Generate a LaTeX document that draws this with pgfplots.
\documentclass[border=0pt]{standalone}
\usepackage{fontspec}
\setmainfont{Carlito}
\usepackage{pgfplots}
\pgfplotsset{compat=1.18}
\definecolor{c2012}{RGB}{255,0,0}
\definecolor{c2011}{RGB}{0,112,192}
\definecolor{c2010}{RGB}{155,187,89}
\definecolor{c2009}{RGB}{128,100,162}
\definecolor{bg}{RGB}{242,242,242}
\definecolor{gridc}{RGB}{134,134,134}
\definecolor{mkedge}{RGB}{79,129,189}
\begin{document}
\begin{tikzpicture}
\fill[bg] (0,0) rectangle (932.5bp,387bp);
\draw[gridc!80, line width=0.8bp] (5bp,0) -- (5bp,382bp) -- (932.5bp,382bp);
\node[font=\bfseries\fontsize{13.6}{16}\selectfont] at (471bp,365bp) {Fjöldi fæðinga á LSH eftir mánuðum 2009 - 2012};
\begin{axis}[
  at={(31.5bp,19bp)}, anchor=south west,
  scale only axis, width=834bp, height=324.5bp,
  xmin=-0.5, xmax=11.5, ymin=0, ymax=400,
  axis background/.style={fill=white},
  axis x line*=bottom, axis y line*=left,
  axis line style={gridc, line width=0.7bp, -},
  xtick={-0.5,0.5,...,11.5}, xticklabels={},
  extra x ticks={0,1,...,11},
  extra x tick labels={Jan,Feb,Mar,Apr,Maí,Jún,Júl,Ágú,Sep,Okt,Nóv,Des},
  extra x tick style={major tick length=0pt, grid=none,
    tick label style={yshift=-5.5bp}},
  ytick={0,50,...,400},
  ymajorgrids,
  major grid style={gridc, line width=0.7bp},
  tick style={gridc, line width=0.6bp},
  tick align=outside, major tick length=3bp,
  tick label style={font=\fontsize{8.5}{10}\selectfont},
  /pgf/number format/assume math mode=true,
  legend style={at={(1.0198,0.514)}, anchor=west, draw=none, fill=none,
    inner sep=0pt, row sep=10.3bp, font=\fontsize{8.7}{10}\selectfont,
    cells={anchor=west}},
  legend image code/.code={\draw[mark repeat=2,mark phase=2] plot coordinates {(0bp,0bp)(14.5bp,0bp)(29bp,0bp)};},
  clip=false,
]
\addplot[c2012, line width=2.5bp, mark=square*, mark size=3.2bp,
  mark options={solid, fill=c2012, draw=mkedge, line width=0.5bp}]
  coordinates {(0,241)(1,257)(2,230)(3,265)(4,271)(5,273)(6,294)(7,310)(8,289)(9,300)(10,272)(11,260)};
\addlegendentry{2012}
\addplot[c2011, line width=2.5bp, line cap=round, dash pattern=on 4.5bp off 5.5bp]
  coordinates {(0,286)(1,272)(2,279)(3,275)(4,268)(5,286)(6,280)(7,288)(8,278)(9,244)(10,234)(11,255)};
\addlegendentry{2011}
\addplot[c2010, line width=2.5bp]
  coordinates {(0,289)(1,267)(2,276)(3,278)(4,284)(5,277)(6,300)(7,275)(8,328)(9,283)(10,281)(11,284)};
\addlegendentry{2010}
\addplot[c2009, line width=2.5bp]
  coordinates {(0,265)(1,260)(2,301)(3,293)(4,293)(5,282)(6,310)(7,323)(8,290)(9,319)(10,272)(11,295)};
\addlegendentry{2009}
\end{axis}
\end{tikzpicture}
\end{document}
==
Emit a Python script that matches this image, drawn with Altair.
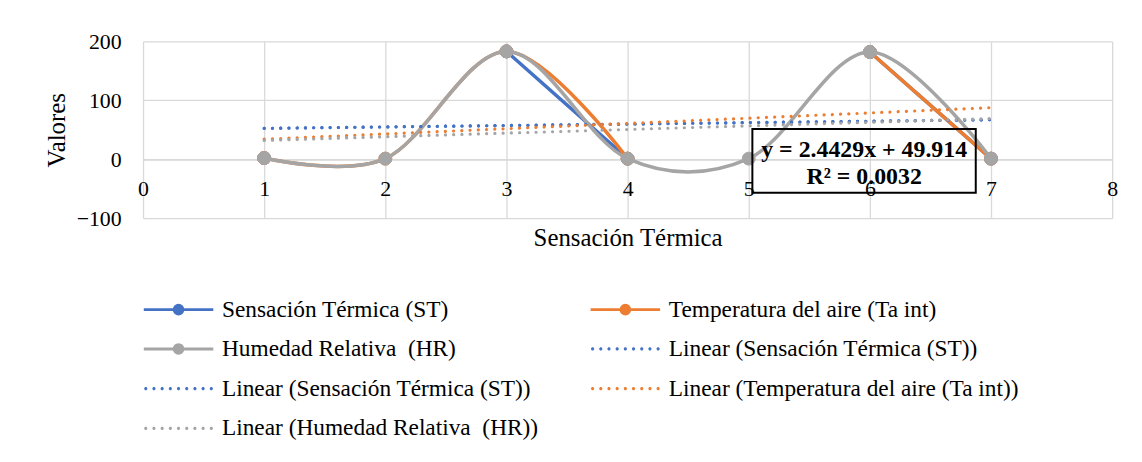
* * *
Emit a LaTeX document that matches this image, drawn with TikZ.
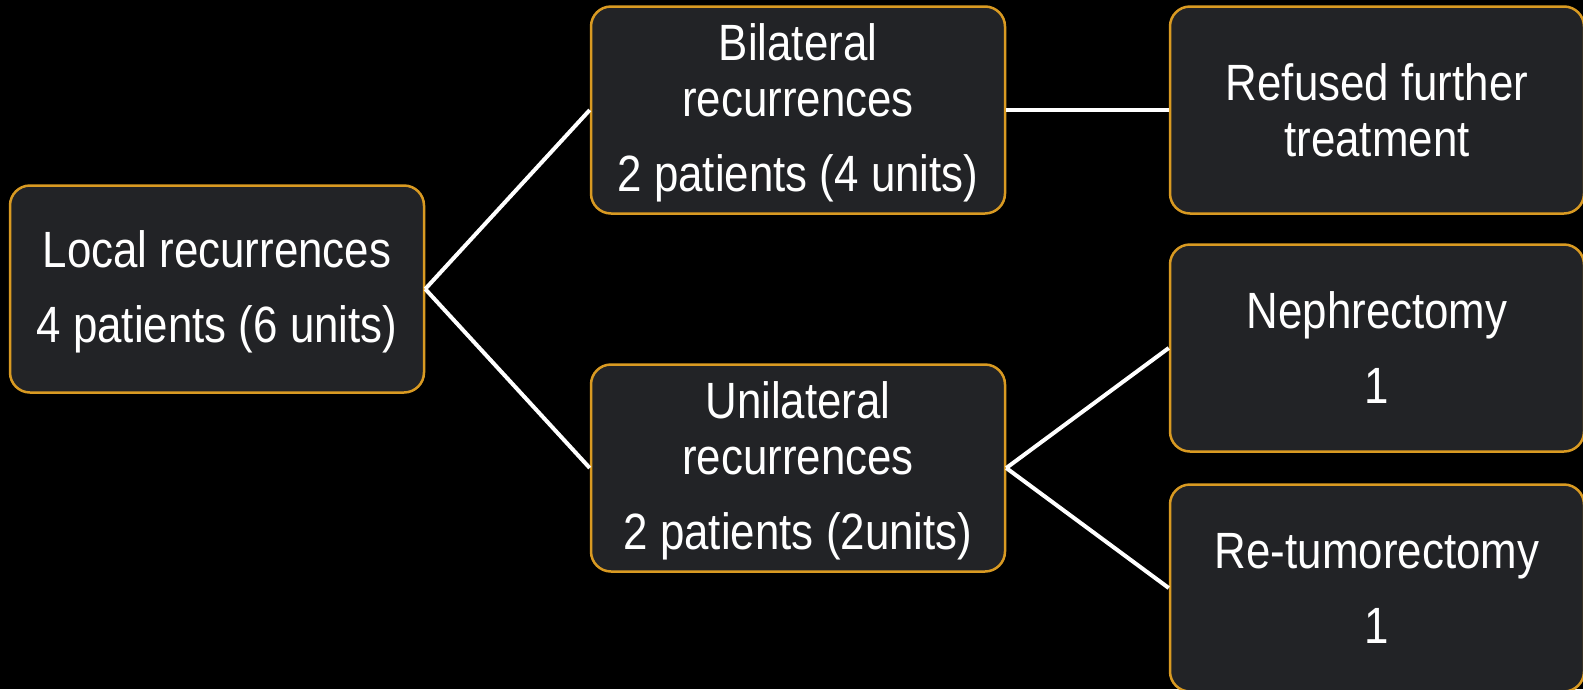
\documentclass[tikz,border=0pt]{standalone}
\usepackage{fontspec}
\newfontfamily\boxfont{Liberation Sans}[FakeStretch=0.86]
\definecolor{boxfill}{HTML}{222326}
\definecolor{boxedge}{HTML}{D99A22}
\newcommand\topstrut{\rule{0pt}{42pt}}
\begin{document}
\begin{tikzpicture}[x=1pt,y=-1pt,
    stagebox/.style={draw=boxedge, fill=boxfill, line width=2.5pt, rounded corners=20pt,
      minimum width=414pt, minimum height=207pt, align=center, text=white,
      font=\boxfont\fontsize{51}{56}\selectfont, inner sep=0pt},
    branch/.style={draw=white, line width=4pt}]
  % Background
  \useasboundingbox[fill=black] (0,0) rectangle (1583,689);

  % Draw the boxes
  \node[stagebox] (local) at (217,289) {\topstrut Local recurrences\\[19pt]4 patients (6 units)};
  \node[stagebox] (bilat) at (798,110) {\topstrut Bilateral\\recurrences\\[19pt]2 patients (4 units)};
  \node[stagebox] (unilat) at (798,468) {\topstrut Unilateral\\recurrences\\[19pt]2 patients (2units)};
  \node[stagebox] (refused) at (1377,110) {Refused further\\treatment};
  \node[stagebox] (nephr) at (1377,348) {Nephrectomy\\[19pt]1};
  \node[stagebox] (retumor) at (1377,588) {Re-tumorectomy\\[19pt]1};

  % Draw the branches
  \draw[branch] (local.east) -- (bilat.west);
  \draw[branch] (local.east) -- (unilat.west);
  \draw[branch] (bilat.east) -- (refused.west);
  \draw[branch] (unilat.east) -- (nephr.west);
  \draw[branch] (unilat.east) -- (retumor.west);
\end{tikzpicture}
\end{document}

◆ **Task requirements**
Which lines contain "this"? Show each of them.

◆ **Correct result**
Generate a LaTeX document that draws this with pgfplots.
Emit a Python script that matches this image, drawn with Altair.
Emit a LaTeX document that matches this image, drawn with TikZ.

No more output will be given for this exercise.